→ **EXERCISE**
Quote the data below in full, minus the images.

>> begin

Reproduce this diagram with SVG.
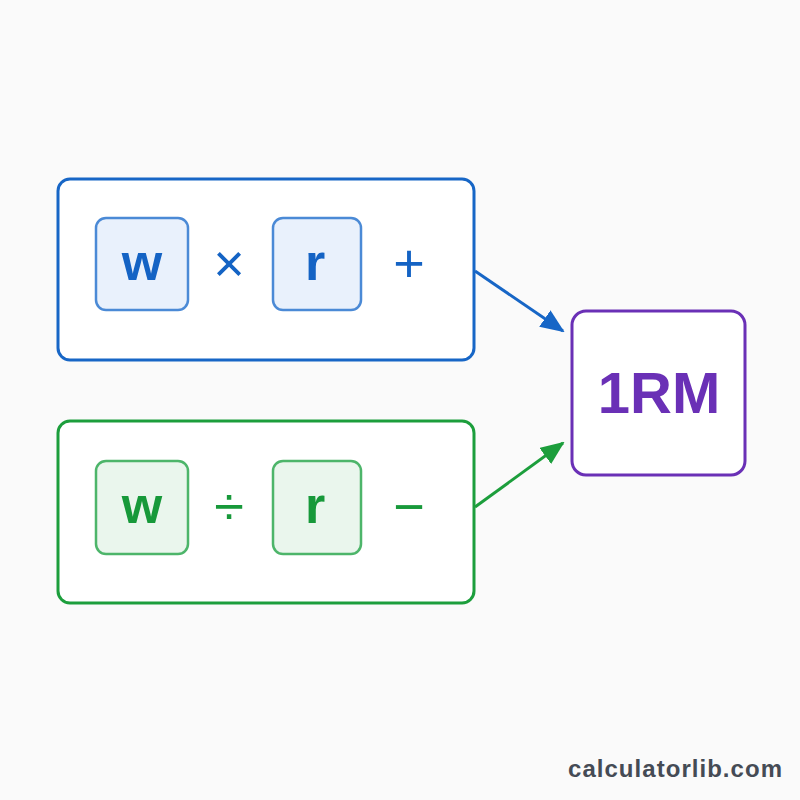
<svg xmlns="http://www.w3.org/2000/svg" width="800" height="800" viewBox="0 0 800 800">
  <style>
    .outer { fill: #ffffff; stroke-width: 3; }
    .inner { stroke-width: 2.5; }
    .b { stroke: #1766c6; }
    .g { stroke: #1c9e3c; }
    .p { stroke: #6a30b6; }
    .bi { fill: #e9f1fc; stroke: #4b8ad6; }
    .gi { fill: #eaf6ed; stroke: #4db56a; }
    .var { font-family: "Liberation Sans", Arial, sans-serif; font-weight: bold; font-size: 52px; text-anchor: middle; }
    .op { font-family: "Liberation Sans", Arial, sans-serif; font-size: 54px; text-anchor: middle; }
    .bt { fill: #1463c4; }
    .gt { fill: #17993a; }
  </style>
  <defs>
    <marker id="ab" viewBox="0 0 24 20" refX="22" refY="10" markerWidth="24" markerHeight="20" markerUnits="userSpaceOnUse" orient="auto">
      <path d="M0,0 L24,10 L0,20 Z" fill="#1766c6"/>
    </marker>
    <marker id="ag" viewBox="0 0 24 20" refX="22" refY="10" markerWidth="24" markerHeight="20" markerUnits="userSpaceOnUse" orient="auto">
      <path d="M0,0 L24,10 L0,20 Z" fill="#1c9e3c"/>
    </marker>
  </defs>
  <rect width="800" height="800" fill="#fafafa"/>

  <g id="connectors">
    <line x1="475" y1="271" x2="563" y2="331" stroke="#1766c6" stroke-width="3" marker-end="url(#ab)"/>
    <line x1="475" y1="507" x2="563" y2="443" stroke="#1c9e3c" stroke-width="3" marker-end="url(#ag)"/>
  </g>

  <g id="multiply-group">
    <rect class="outer b" x="58" y="179" width="416" height="181" rx="12"/>
    <rect class="inner bi" x="96" y="218" width="92" height="92" rx="10"/>
    <text class="var bt" x="142" y="280">w</text>
    <text class="op bt" x="229" y="282">×</text>
    <rect class="inner bi" x="273" y="218" width="88" height="92" rx="10"/>
    <text class="var bt" x="315" y="280">r</text>
    <text class="op bt" x="409" y="282">+</text>
  </g>

  <g id="divide-group">
    <rect class="outer g" x="58" y="421" width="416" height="182" rx="12"/>
    <rect class="inner gi" x="96" y="461" width="92" height="93" rx="10"/>
    <text class="var gt" x="142" y="523">w</text>
    <text class="op gt" x="229" y="525">÷</text>
    <rect class="inner gi" x="273" y="461" width="88" height="93" rx="10"/>
    <text class="var gt" x="315" y="523">r</text>
    <text class="op gt" x="409" y="525">−</text>
  </g>

  <g id="result">
    <rect class="outer p" x="572" y="311" width="173" height="164" rx="14"/>
    <text x="659" y="413" font-family="'Liberation Sans', Arial, sans-serif" font-weight="bold" font-size="58" fill="#6a30b6" text-anchor="middle">1RM</text>
  </g>

  <text x="782" y="777" font-family="'Liberation Sans', Arial, sans-serif" font-weight="bold" font-size="24" fill="#454b55" text-anchor="end" textLength="214">calculatorlib.com</text>
</svg>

>> end

→ **OUTPUT FOR THIS TASK**
Reproduce this diagram with SVG.
<svg xmlns="http://www.w3.org/2000/svg" width="800" height="800" viewBox="0 0 800 800">
  <style>
    .outer { fill: #ffffff; stroke-width: 3; }
    .inner { stroke-width: 2.5; }
    .b { stroke: #1766c6; }
    .g { stroke: #1c9e3c; }
    .p { stroke: #6a30b6; }
    .bi { fill: #e9f1fc; stroke: #4b8ad6; }
    .gi { fill: #eaf6ed; stroke: #4db56a; }
    .var { font-family: "Liberation Sans", Arial, sans-serif; font-weight: bold; font-size: 52px; text-anchor: middle; }
    .op { font-family: "Liberation Sans", Arial, sans-serif; font-size: 54px; text-anchor: middle; }
    .bt { fill: #1463c4; }
    .gt { fill: #17993a; }
  </style>
  <defs>
    <marker id="ab" viewBox="0 0 24 20" refX="22" refY="10" markerWidth="24" markerHeight="20" markerUnits="userSpaceOnUse" orient="auto">
      <path d="M0,0 L24,10 L0,20 Z" fill="#1766c6"/>
    </marker>
    <marker id="ag" viewBox="0 0 24 20" refX="22" refY="10" markerWidth="24" markerHeight="20" markerUnits="userSpaceOnUse" orient="auto">
      <path d="M0,0 L24,10 L0,20 Z" fill="#1c9e3c"/>
    </marker>
  </defs>
  <rect width="800" height="800" fill="#fafafa"/>

  <g id="connectors">
    <line x1="475" y1="271" x2="563" y2="331" stroke="#1766c6" stroke-width="3" marker-end="url(#ab)"/>
    <line x1="475" y1="507" x2="563" y2="443" stroke="#1c9e3c" stroke-width="3" marker-end="url(#ag)"/>
  </g>

  <g id="multiply-group">
    <rect class="outer b" x="58" y="179" width="416" height="181" rx="12"/>
    <rect class="inner bi" x="96" y="218" width="92" height="92" rx="10"/>
    <text class="var bt" x="142" y="280">w</text>
    <text class="op bt" x="229" y="282">×</text>
    <rect class="inner bi" x="273" y="218" width="88" height="92" rx="10"/>
    <text class="var bt" x="315" y="280">r</text>
    <text class="op bt" x="409" y="282">+</text>
  </g>

  <g id="divide-group">
    <rect class="outer g" x="58" y="421" width="416" height="182" rx="12"/>
    <rect class="inner gi" x="96" y="461" width="92" height="93" rx="10"/>
    <text class="var gt" x="142" y="523">w</text>
    <text class="op gt" x="229" y="525">÷</text>
    <rect class="inner gi" x="273" y="461" width="88" height="93" rx="10"/>
    <text class="var gt" x="315" y="523">r</text>
    <text class="op gt" x="409" y="525">−</text>
  </g>

  <g id="result">
    <rect class="outer p" x="572" y="311" width="173" height="164" rx="14"/>
    <text x="659" y="413" font-family="'Liberation Sans', Arial, sans-serif" font-weight="bold" font-size="58" fill="#6a30b6" text-anchor="middle">1RM</text>
  </g>

  <text x="782" y="777" font-family="'Liberation Sans', Arial, sans-serif" font-weight="bold" font-size="24" fill="#454b55" text-anchor="end" textLength="214">calculatorlib.com</text>
</svg>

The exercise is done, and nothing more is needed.